Extrait de la préface du Cycle lunaire, Martine Blond
Peu de temps avant Edgar Rice Burroughs, reconnu comme le principal fondateur du genre heroic fantasy, une voie avait été ouverte par Abraham Merritt (1884-1944), auteur du Gouffre lunaire (The moon pool, 1919), qui aurait influencé Lovecraft, C. L. Moore… et toute la suite des Weird Tales…
Le titre du livre laisse supposer que l’action se déroule sur "notre" lune, mais il s’agit d’un terme générique, désignant un monde inconnu :
Sur un îlot du Pacifique une porte s'ouvre parfois sur un univers intérieur peuplé d'hommes mais aussi d'êtres non humains, précise le résumé.
[1] Les pulps, abréviation de pulp magazines, étaient des publications peu coûteuses, très populaires aux États-Unis durant la première moitié du XXe siècle.
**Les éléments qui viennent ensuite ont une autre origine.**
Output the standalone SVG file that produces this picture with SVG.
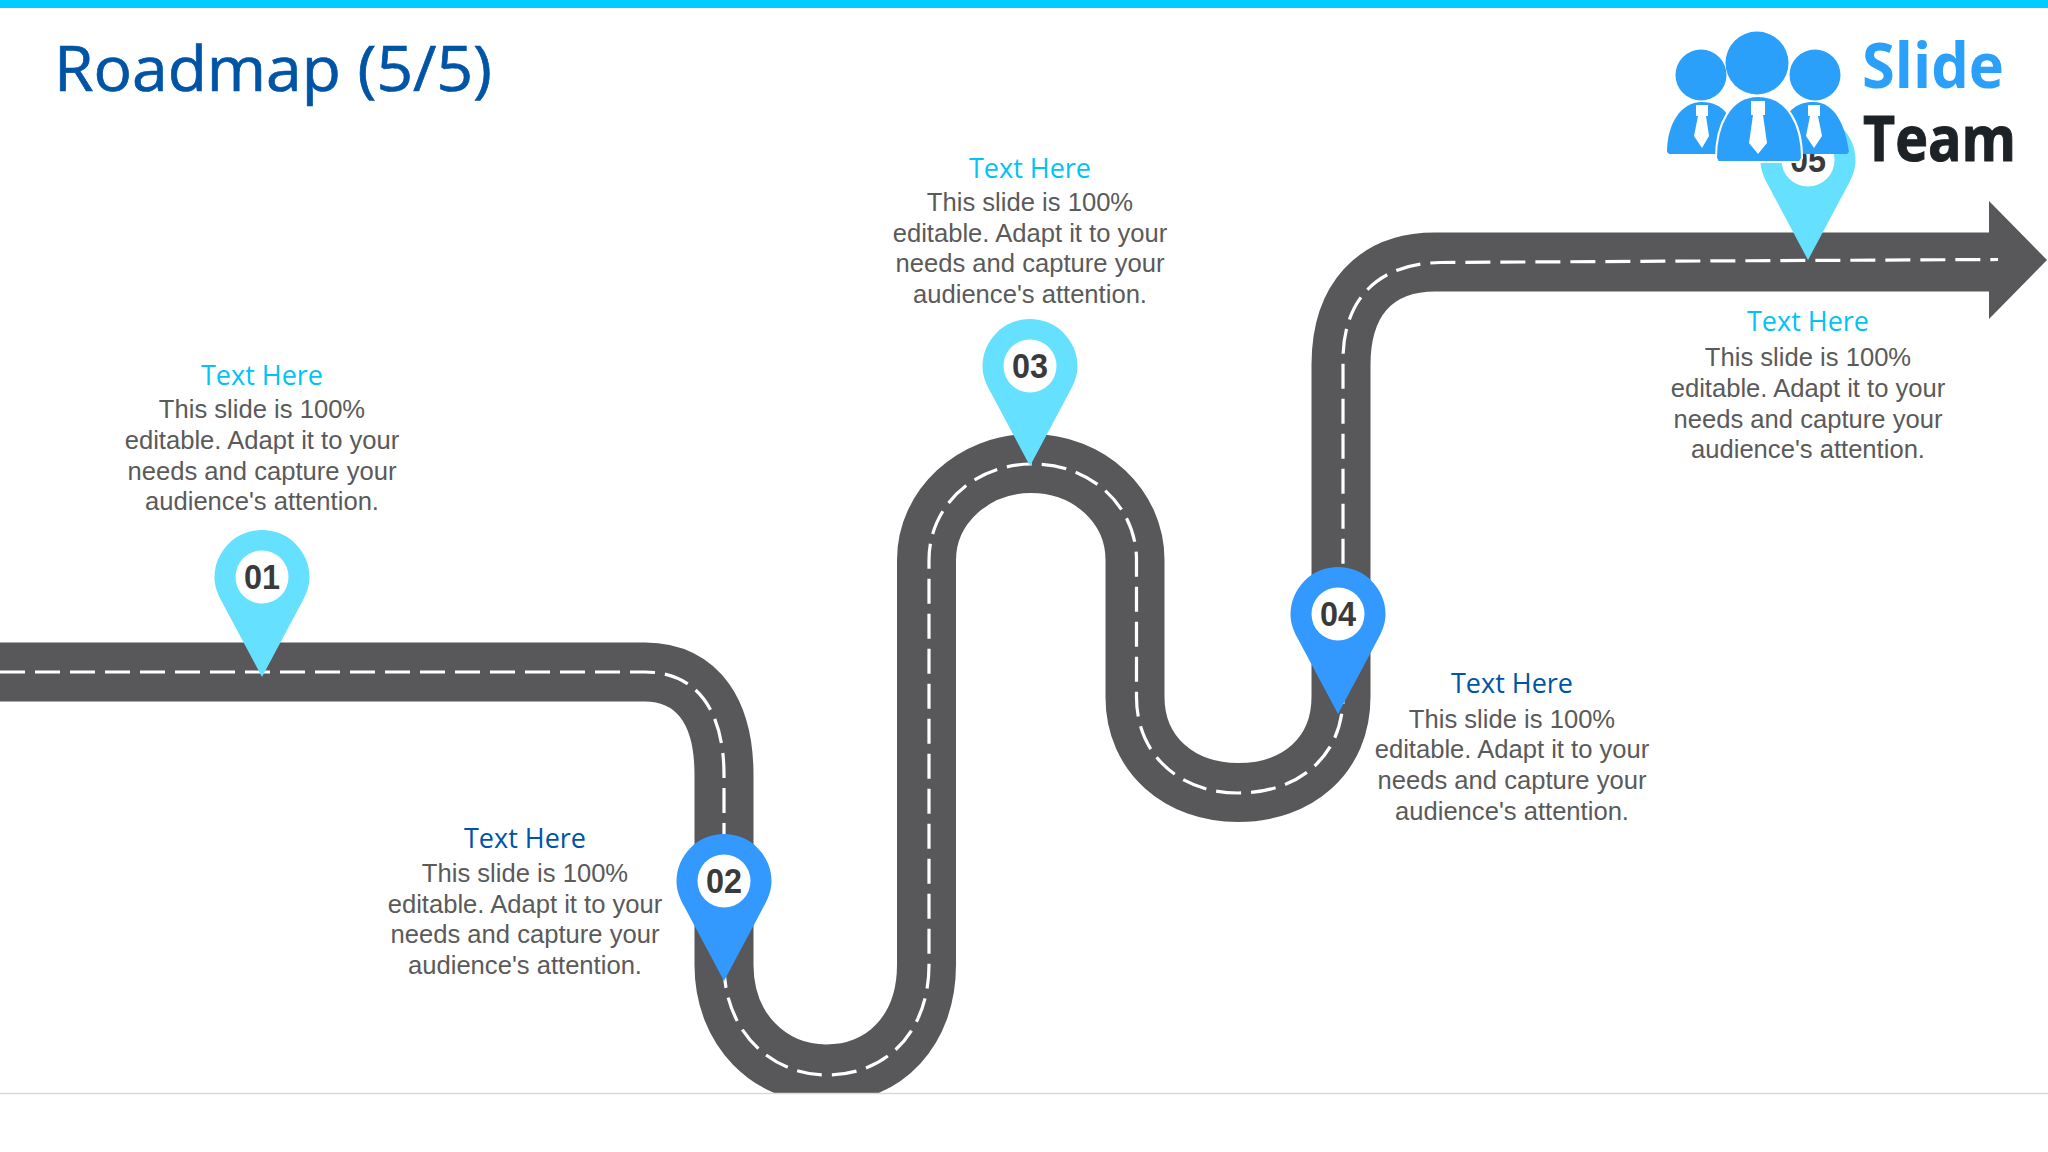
<svg xmlns="http://www.w3.org/2000/svg" width="2048" height="1152" viewBox="0 0 2048 1152">
<style>
.road{fill:none;stroke:#58575a;stroke-width:59}
.dash{fill:none;stroke:#fff;stroke-width:3.200;stroke-dasharray:25 10}
.hd{font-family:"Open Sans","Noto Sans",sans-serif;font-size:27.500px;text-anchor:middle}
.cy{fill:#00c4f5}.nv{fill:#0054a6}
.bd{font-family:"Liberation Sans",Arial,sans-serif;font-size:25.600px;fill:#5a5a5a;text-anchor:middle}
.num{font-family:"Liberation Sans",Arial,sans-serif;font-size:35px;font-weight:700;fill:#3a3a3c;text-anchor:middle}
.lt{fill:#66e0ff}.dk{fill:#3399ff}
.lg{fill:#2ba0fb}
</style>
<defs>
<path id="pin" d="M0 147 L-40 72 C-45 63 -47.500 55 -47.500 47.500 A47.500 47.500 0 0 1 47.500 47.500 C47.500 55 45 63 40 72 Z"/>
<clipPath id="clip"><rect x="0" y="0" width="2048" height="1093"/></clipPath>
</defs>
<rect width="2048" height="1152" fill="#fff"/>
<rect id="topbar" width="2048" height="8" fill="#00ccff"/>
<text x="54" y="91" font-family="Open Sans,Noto Sans,sans-serif" font-size="63" fill="#0054a6" stroke="#0054a6" stroke-width="0.700" textLength="438" lengthAdjust="spacingAndGlyphs">Roadmap (5/5)</text>
<g id="connectors" clip-path="url(#clip)">
<path class="road" d="M0 672 H645 C700 672 724 715 724 775 V965 C724 1030 770 1074 826 1074 C885 1074 926.500 1030 926.500 965 V560 C926.500 507 973 463.500 1031 463.500 C1090 463.500 1135 507 1135 560 V697 C1135 755 1180 792.500 1238 792.500 C1298 792.500 1341 755 1341 697 V365 C1341 300 1375 262 1435 262 H2000"/>
<path fill="#58575a" d="M1989 201 L2047 260 L1989 319 Z"/>
<path class="dash" d="M0 672 H645 C700 672 724 715 724 775 V965 C724 1030 770 1075 827 1075 C888 1075 929 1030 929 965 V560 C929 507 973 464 1033 464 C1092 464 1136.500 507 1136.500 560 V697 C1136.500 755 1180 793 1238 793 C1300 793 1343 755 1343 697 V360 C1343 305 1372 264 1440 262.500 L1700 261 L1998 259.500"/>
</g>
<line x1="0" y1="1093.500" x2="2048" y2="1093.500" stroke="#d9d9d9" stroke-width="1.500"/>
<g id="n1"><use href="#pin" class="lt" x="262" y="530"/><circle cx="262" cy="577" r="26.500" fill="#fff"/><text class="num" x="262" y="589" textLength="36" lengthAdjust="spacingAndGlyphs">01</text>
<text class="hd cy" x="262" y="385" textLength="122" lengthAdjust="spacingAndGlyphs">Text Here</text><text class="bd" x="262" y="418">This slide is 100%</text><text class="bd" x="262" y="449">editable. Adapt it to your</text><text class="bd" x="262" y="480">needs and capture your</text><text class="bd" x="262" y="510">audience's attention.</text></g>
<g id="n2"><use href="#pin" class="dk" x="724" y="834"/><circle cx="724" cy="881" r="26.500" fill="#fff"/><text class="num" x="724" y="893" textLength="36" lengthAdjust="spacingAndGlyphs">02</text>
<text class="hd nv" x="525" y="848" textLength="122" lengthAdjust="spacingAndGlyphs">Text Here</text><text class="bd" x="525" y="882">This slide is 100%</text><text class="bd" x="525" y="913">editable. Adapt it to your</text><text class="bd" x="525" y="943">needs and capture your</text><text class="bd" x="525" y="974">audience's attention.</text></g>
<g id="n3"><use href="#pin" class="lt" x="1030" y="319"/><circle cx="1030" cy="366" r="26.500" fill="#fff"/><text class="num" x="1030" y="378" textLength="36" lengthAdjust="spacingAndGlyphs">03</text>
<text class="hd cy" x="1030" y="178" textLength="122" lengthAdjust="spacingAndGlyphs">Text Here</text><text class="bd" x="1030" y="211">This slide is 100%</text><text class="bd" x="1030" y="242">editable. Adapt it to your</text><text class="bd" x="1030" y="272">needs and capture your</text><text class="bd" x="1030" y="303">audience's attention.</text></g>
<g id="n4"><use href="#pin" class="dk" x="1338" y="567"/><circle cx="1338" cy="614" r="26.500" fill="#fff"/><text class="num" x="1338" y="626" textLength="36" lengthAdjust="spacingAndGlyphs">04</text>
<text class="hd nv" x="1512" y="693" textLength="122" lengthAdjust="spacingAndGlyphs">Text Here</text><text class="bd" x="1512" y="728">This slide is 100%</text><text class="bd" x="1512" y="758">editable. Adapt it to your</text><text class="bd" x="1512" y="789">needs and capture your</text><text class="bd" x="1512" y="820">audience's attention.</text></g>
<g id="n5"><use href="#pin" class="lt" x="1808" y="113"/><circle cx="1808" cy="160" r="26.500" fill="#fff"/><text class="num" x="1808" y="172" textLength="36" lengthAdjust="spacingAndGlyphs">05</text>
<text class="hd cy" x="1808" y="331" textLength="122" lengthAdjust="spacingAndGlyphs">Text Here</text><text class="bd" x="1808" y="366">This slide is 100%</text><text class="bd" x="1808" y="397">editable. Adapt it to your</text><text class="bd" x="1808" y="428">needs and capture your</text><text class="bd" x="1808" y="458">audience's attention.</text></g>
<g id="logo">
<circle class="lg" cx="1701" cy="75" r="25.500"/><circle class="lg" cx="1815" cy="75" r="25.500"/><circle class="lg" cx="1757" cy="63" r="31.500"/>
<path class="lg" d="M1667 152 C1667 125 1680 102 1702 102 C1722 102 1735 115 1740 154 L1669 154 Z"/>
<path class="lg" d="M1849 152 C1845 125 1835 102 1813 102 C1793 102 1780 115 1775 154 L1847 154 Z"/>
<path class="lg" stroke="#fff" stroke-width="2" d="M1716 158 C1716 125 1730 96 1758 96 C1788 96 1802 125 1802 158 L1800 162 L1718 162 Z"/>
<path fill="#fff" d="M1696 105 H1708 V116 H1706 L1709 136 L1702 148 L1694 136 L1698 116 H1696 Z"/>
<path fill="#fff" d="M1751 101 H1765 V115 H1763 L1767 143 L1758 154 L1749 143 L1753 115 H1751 Z"/>
<path fill="#fff" d="M1808 105 H1820 V116 H1818 L1822 136 L1814 148 L1806 136 L1810 116 H1808 Z"/>
<text x="1862" y="88" font-family="Open Sans,Noto Sans,sans-serif" font-weight="700" font-size="62" fill="#2ba0fb" textLength="142" lengthAdjust="spacingAndGlyphs">Slide</text>
<text x="1863" y="161" font-family="Open Sans,Noto Sans,sans-serif" font-weight="700" font-size="62" fill="#1c2226" stroke="#1c2226" stroke-width="1" textLength="153" lengthAdjust="spacingAndGlyphs">Team</text>
</g>
</svg>
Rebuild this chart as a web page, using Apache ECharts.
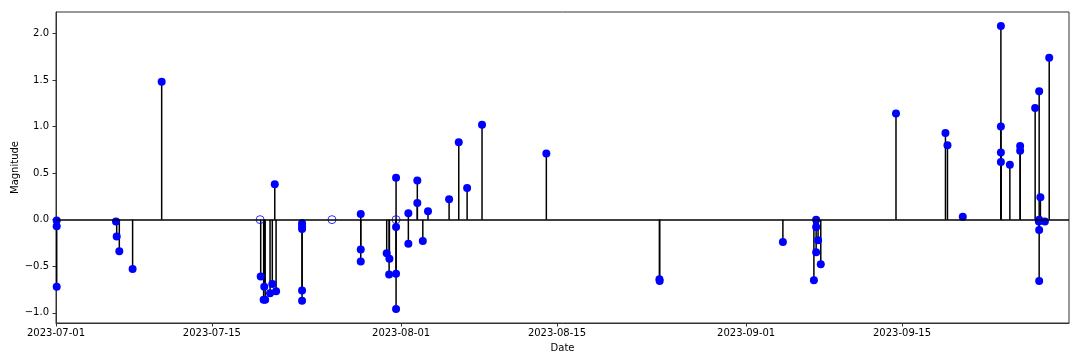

Ces magazines publiaient principalement de la fiction et les thèmes abordés étaient très divers, allant de la romance au récit fantastique, en passant par les histoires de détective et la science-fiction. Certains des personnages révélés par ces magazines sont passés, sinon à l'universalité, du moins à une notoriété internationale : Tarzan, Conan le Barbare, Doc Savage ou encore Zorro.